The commotion will be excessive; Carlton House will be attacked – perhaps pulled down; the soldiers will be ordered out; blood will be shed; and if your Royal Highness were to live a hundred years, it never would be forgotten that your running away from your father's house was the cause of the mischief: and you may depend upon it, such is the English people's horror of bloodshed, you never would get over it.

Brougham had won again. The tearful Princess submitted. She would go back with the Duke of York to Carlton House. But she was a princess, and as such she insisted that she must be taken back in a royal coach. And while she waited for that coach to come she asked Brougham to write a short statement to the effect that she
was determined never to marry the Prince of Orange, and that ‘if ever there should be an announcement of such a match, it must be understood to be without her consent and against her will'. When it was written, she asked for six copies to be made, signed all of them and gave one to each person present.

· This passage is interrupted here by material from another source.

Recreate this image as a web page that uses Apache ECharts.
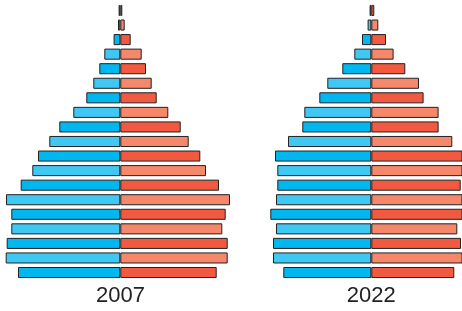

Brougham was deeply impressed. ‘I had no idea of her having so much good in her', he said.

The carriage came. While everyone else went downstairs to see the Princess off, Cornelia Knight stayed in the drawing room. By her own admission she was too miserable to go.

Charlotte took the Duke of York's hand and climbed into the carriage. The Duke stepped in and sat beside her. Her mother came forward. The Princess, she said, must be accompanied by her maid. The Duke refused. Charlotte insisted. Mrs Louis climbed in and sat shyly opposite the Duke and the Princess.